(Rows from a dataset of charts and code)
— START —

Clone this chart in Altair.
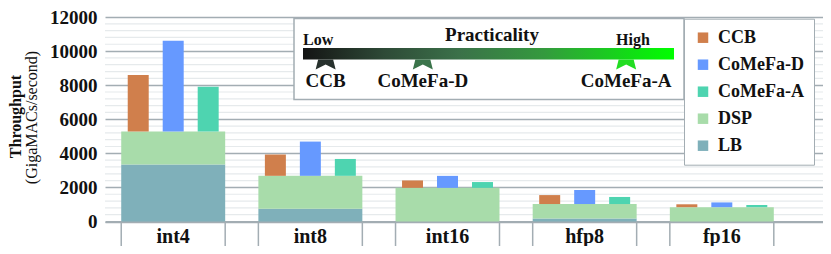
import altair as alt
import pandas as pd

# ---------------- data ----------------
categories = ["int4", "int8", "int16", "hfp8", "fp16"]
lb = [3345, 750, 0, 170, 0]            # LB throughput
dsp = [1935, 1930, 1975, 855, 840]     # DSP throughput (stacked on LB)
ccb_total = [8590, 3930, 2410, 1550, 1010]
comefa_d_total = [10600, 4690, 2677, 1850, 1120]
comefa_a_total = [7905, 3670, 2315, 1440, 970]

series_order = ["CCB", "CoMeFa-D", "CoMeFa-A", "DSP", "LB"]
series_colors = ["#D07F4C", "#6699FF", "#4ED4B0", "#A8DCAA", "#7FB0BA"]

# practicality annotation
prac_names = ["CCB", "CoMeFa-D", "CoMeFa-A"]
prac_values = [0.061, 0.323, 0.871]
prac_marker_colors = ["#27312D", "#3B744B", "#22DD22"]
y_ticks = [0, 2000, 4000, 6000, 8000, 10000, 12000]

FONT = "Liberation Serif"
GRID = "#A3ADB3"
MINOR = "#E6EAEC"
INK = "#111111"

# ---------------- tables ----------------
base_rows = []
for c, l, d in zip(categories, lb, dsp):
    base_rows.append(dict(cat=c, series="LB", y0=0, y1=l))
    base_rows.append(dict(cat=c, series="DSP", y0=l, y1=l + d))
base_df = pd.DataFrame(base_rows)

top_rows = []
for i, c in enumerate(categories):
    b = lb[i] + dsp[i]
    for s, vals in [("CCB", ccb_total), ("CoMeFa-D", comefa_d_total), ("CoMeFa-A", comefa_a_total)]:
        top_rows.append(dict(cat=c, series=s, y0=b, y1=vals[i]))
top_df = pd.DataFrame(top_rows)

cat_df = pd.DataFrame({"cat": categories})
minor_df = pd.DataFrame({"y0": [v for v in range(400, 12000, 400) if v % 2000 != 0]})
prac_df = pd.DataFrame({"name": prac_names, "p": prac_values, "col": prac_marker_colors})
one = pd.DataFrame({"a": [0]})
grad_df = pd.DataFrame({"p0": [0.0], "p1": [1.0]})

W, H = 718, 204.5

xscale = alt.Scale(paddingInner=0.242, paddingOuter=0.2385, align=0.248)
x_axis = alt.Axis(title=None, ticks=False, domain=True, domainColor=GRID,
                  domainWidth=2, labelAngle=0, labelPadding=5, grid=False,
                  labelFontSize=20)
x_main = alt.X("cat:N", sort=categories, scale=xscale, axis=x_axis)
y_scale = alt.Scale(domain=[0, 12000], nice=False)
y_axis = alt.Axis(title=None, values=y_ticks, grid=True, gridColor=GRID,
                  gridWidth=1.3, domain=False, ticks=False, labelPadding=8,
                  format="d", labelOverlap=False, labelFontSize=19,
                  labelBaseline="middle", labelFlush=False)
y_main = alt.Y("y0:Q", scale=y_scale, axis=y_axis)
color = alt.Color("series:N",
                  scale=alt.Scale(domain=series_order, range=series_colors),
                  legend=alt.Legend(orient="none", legendX=579, legendY=1.7, title=None,
                                    fillColor="white", strokeColor=GRID, padding=10,
                                    symbolType="square", symbolSize=110,
                                    symbolStrokeWidth=0, symbolOpacity=1,
                                    labelFont=FONT, labelFontSize=18,
                                    labelFontWeight="bold", labelColor=INK,
                                    rowPadding=9, labelOffset=6))

minor = alt.Chart(minor_df).mark_rule(color=MINOR, strokeWidth=1.2).encode(y=y_main)

base = alt.Chart(base_df).mark_bar(opacity=1).encode(
    x=x_main, y=y_main, y2="y1:Q", color=color)

top = alt.Chart(top_df).mark_bar(opacity=1).encode(
    x=x_main,
    xOffset=alt.XOffset("series:N", sort=["CCB", "CoMeFa-D", "CoMeFa-A"],
                        scale=alt.Scale(paddingInner=0.4, paddingOuter=0.186)),
    y=y_main, y2="y1:Q", color=color)

edge_l = alt.Chart(cat_df).mark_rule(color=GRID, strokeWidth=1.5).encode(
    x=alt.X("cat:N", sort=categories, scale=xscale, axis=x_axis, bandPosition=0),
    y=alt.value(H), y2=alt.value(H + 32))
edge_r = alt.Chart(cat_df).mark_rule(color=GRID, strokeWidth=1.5).encode(
    x=alt.X("cat:N", sort=categories, scale=xscale, axis=x_axis, bandPosition=1),
    y=alt.value(H), y2=alt.value(H + 32))

ytitle1 = alt.Chart(one).mark_text(text="Throughput", font=FONT, fontSize=16,
                                   fontWeight="bold", angle=270, color=INK,
                                   baseline="middle", align="center").encode(
    x=alt.value(-89), y=alt.value(99.5))
ytitle2 = alt.Chart(one).mark_text(text="(GigaMACs/second)", font=FONT, fontSize=16,
                                   fontWeight="normal", angle=270, color=INK,
                                   baseline="middle", align="center").encode(
    x=alt.value(-73), y=alt.value(100.5))

main = alt.layer(minor, base, top, edge_l, edge_r, ytitle1, ytitle2)

# ---------------- practicality annotation ----------------
pscale = alt.Scale(domain=[0, 1], range=[198, 569])

box = alt.Chart(one).mark_rect(fill="white", stroke=GRID, strokeWidth=1.5).encode(
    x=alt.value(189), x2=alt.value(579), y=alt.value(1.5), y2=alt.value(82.5))

grad = alt.Chart(grad_df).mark_rect(
    fill=alt.LinearGradient(gradient="linear", x1=0, x2=1, y1=0, y2=0,
                            stops=[alt.GradientStop(color="#141414", offset=0),
                                   alt.GradientStop(color="#2E4A37", offset=0.22),
                                   alt.GradientStop(color="#3B7149", offset=0.42),
                                   alt.GradientStop(color="#349A3E", offset=0.65),
                                   alt.GradientStop(color="#00FF00", offset=1)]),
    strokeWidth=0).encode(
    x=alt.X("p0:Q", scale=pscale, axis=None), x2="p1:Q",
    y=alt.value(31), y2=alt.value(42.5))

t_low = alt.Chart(one).mark_text(text="Low", font=FONT, fontSize=16, fontWeight="bold",
                                 align="left", baseline="alphabetic",
                                 color=INK).encode(x=alt.value(198), y=alt.value(28))
t_prac = alt.Chart(one).mark_text(text="Practicality", font=FONT, fontSize=19,
                                  fontWeight="bold", align="center",
                                  baseline="alphabetic", color=INK).encode(
    x=alt.value(387), y=alt.value(24))
t_high = alt.Chart(one).mark_text(text="High", font=FONT, fontSize=16, fontWeight="bold",
                                  align="center", baseline="alphabetic",
                                  color=INK).encode(x=alt.value(528), y=alt.value(28))

markers = alt.Chart(prac_df).mark_point(
    shape="M-0.75,-0.5L0.75,-0.5L1,0.5L0,0L-1,0.5Z", filled=True, size=400,
    opacity=1, strokeWidth=0).encode(
    x=alt.X("p:Q", scale=pscale, axis=None), y=alt.value(47.5),
    fill=alt.Fill("col:N", scale=None))

mlabels = alt.Chart(prac_df).mark_text(font=FONT, fontSize=19, fontWeight="bold",
                                       align="center", baseline="alphabetic",
                                       color=INK).encode(
    x=alt.X("p:Q", scale=pscale, axis=None), y=alt.value(69.5), text="name:N")

annot = alt.layer(box, grad, t_low, t_prac, t_high, markers, mlabels)

chart = alt.layer(main, annot).resolve_scale(x="independent").properties(
    width=W, height=H,
    autosize=alt.AutoSizeParams(type="none"),
    padding={"left": 97, "top": 9, "right": 0, "bottom": 24},
).configure_view(stroke=None).configure_axis(
    labelFont=FONT, labelFontWeight="bold", labelColor=INK)

chart.save("out.html", embed_options={"renderer": "svg", "actions": False})
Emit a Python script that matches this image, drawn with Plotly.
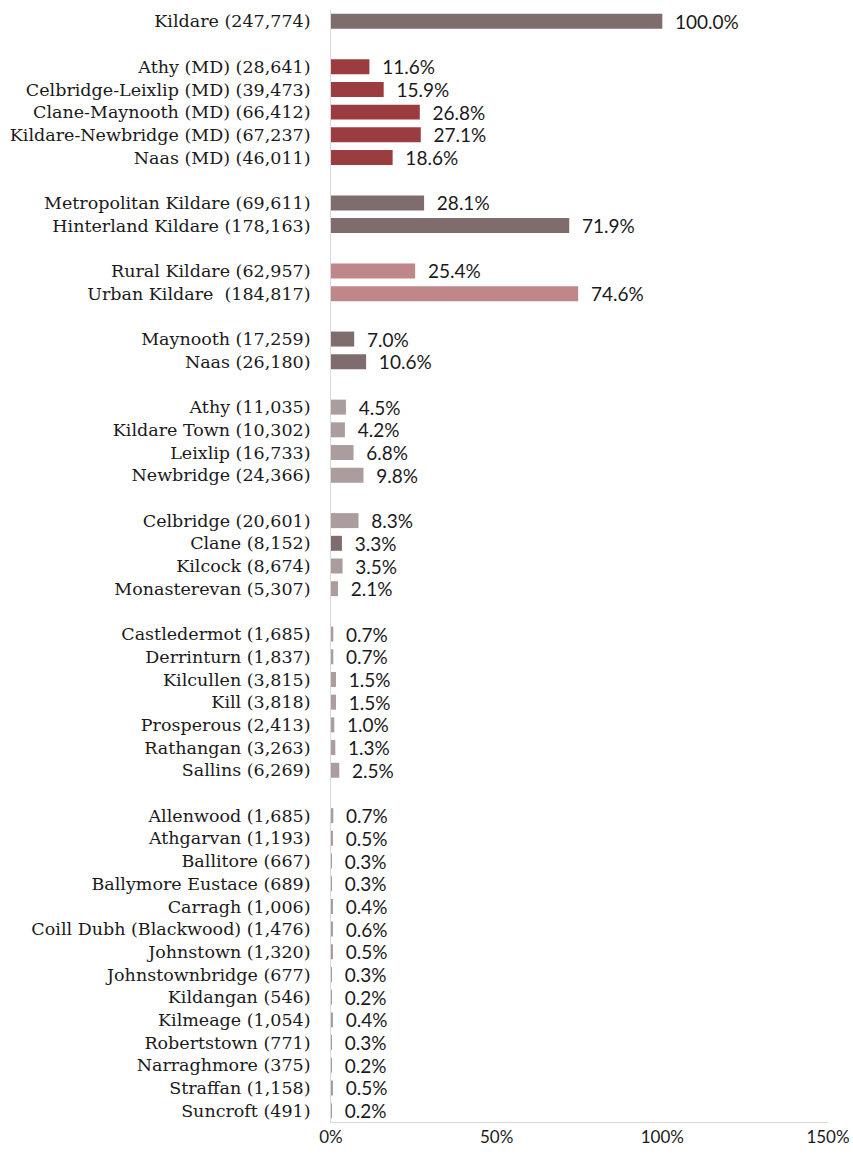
import plotly.graph_objects as go

# Population groups for County Kildare (Census counts), shown as share of county total
groups = [
    (["Kildare (247,774)"], [100.0], ["#7f6c6c"]),
    (["Athy (MD) (28,641)", "Celbridge-Leixlip (MD) (39,473)", "Clane-Maynooth (MD) (66,412)",
      "Kildare-Newbridge (MD) (67,237)", "Naas (MD) (46,011)"],
     [11.6, 15.9, 26.8, 27.1, 18.6], ["#9b3d40"] * 5),
    (["Metropolitan Kildare (69,611)", "Hinterland Kildare (178,163)"],
     [28.1, 71.9], ["#7f6c6c"] * 2),
    (["Rural Kildare (62,957)", "Urban Kildare  (184,817)"],
     [25.4, 74.6], ["#bf8789"] * 2),
    (["Maynooth (17,259)", "Naas (26,180)"], [7.0, 10.6], ["#7f6c6c"] * 2),
    (["Athy (11,035)", "Kildare Town (10,302)", "Leixlip (16,733)", "Newbridge (24,366)"],
     [4.5, 4.2, 6.8, 9.8], ["#ab9c9d"] * 4),
    (["Celbridge (20,601)", "Clane (8,152)", "Kilcock (8,674)", "Monasterevan (5,307)"],
     [8.3, 3.3, 3.5, 2.1], ["#ab9c9d", "#7f6c6c", "#ab9c9d", "#ab9c9d"]),
    (["Castledermot (1,685)", "Derrinturn (1,837)", "Kilcullen (3,815)", "Kill (3,818)",
      "Prosperous (2,413)", "Rathangan (3,263)", "Sallins (6,269)"],
     [0.7, 0.7, 1.5, 1.5, 1.0, 1.3, 2.5], ["#ab9c9d"] * 7),
    (["Allenwood (1,685)", "Athgarvan (1,193)", "Ballitore (667)", "Ballymore Eustace (689)",
      "Carragh (1,006)", "Coill Dubh (Blackwood) (1,476)", "Johnstown (1,320)",
      "Johnstownbridge (677)", "Kildangan (546)", "Kilmeage (1,054)", "Robertstown (771)",
      "Narraghmore (375)", "Straffan (1,158)", "Suncroft (491)"],
     [0.7, 0.5, 0.3, 0.3, 0.4, 0.6, 0.5, 0.3, 0.2, 0.4, 0.3, 0.2, 0.5, 0.2], ["#ab9c9d"] * 14),
]

x_ticks = [0, 50, 100, 150]

# Flatten groups, inserting an empty spacer category between groups
categories, values, colors, texts = [], [], [], []
for gi, (names, vals, cols) in enumerate(groups):
    if gi > 0:
        categories.append(" " * gi)
        values.append(None)
        colors.append("rgba(0,0,0,0)")
        texts.append("")
    for n, v, c in zip(names, vals, cols):
        categories.append(n)
        values.append(v)
        colors.append(c)
        texts.append("\u00a0\u00a0" + f"{v:.1f}%")

fig = go.Figure(go.Bar(
    x=values,
    y=categories,
    orientation="h",
    marker=dict(color=colors, line=dict(width=0)),
    text=texts,
    textposition="outside",
    constraintext="none",
    textfont=dict(family="Lato", size=19, color="#1a1a1a"),
    cliponaxis=False,
    hoverinfo="skip",
))

fig.update_layout(
    width=853,
    height=1156,
    margin=dict(l=331, r=25, t=10, b=34),
    paper_bgcolor="white",
    plot_bgcolor="white",
    bargap=0.34,
    showlegend=False,
    font=dict(family="Lato", size=17, color="#1a1a1a"),
    uniformtext=dict(mode=False),
)

fig.update_xaxes(
    range=[0, 150],
    tickvals=x_ticks,
    ticktext=[f"{t}%" for t in x_ticks],
    showgrid=False,
    zeroline=False,
    showline=True,
    linecolor="#d9d9d9",
    linewidth=1,
    ticks="",
    tickfont=dict(family="Lato", size=17, color="#1a1a1a"),
    automargin=False,
)

fig.update_yaxes(
    categoryorder="array",
    categoryarray=categories,
    autorange="reversed",
    showgrid=False,
    zeroline=False,
    showline=True,
    linecolor="#d9d9d9",
    linewidth=1,
    ticks="",
    ticklabelstandoff=16,
    tickfont=dict(family="DejaVu Serif", size=17.5, color="#1a1a1a"),
    automargin=False,
)

fig.write_html("out.html")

— END —

Exercise instructions: Without any pictures, set down the lines from the one holding "Emit a Python" through the one holding "import plotly.graph_objects as go".

Output of the exercise:
Emit a Python script that matches this image, drawn with Plotly.
import plotly.graph_objects as go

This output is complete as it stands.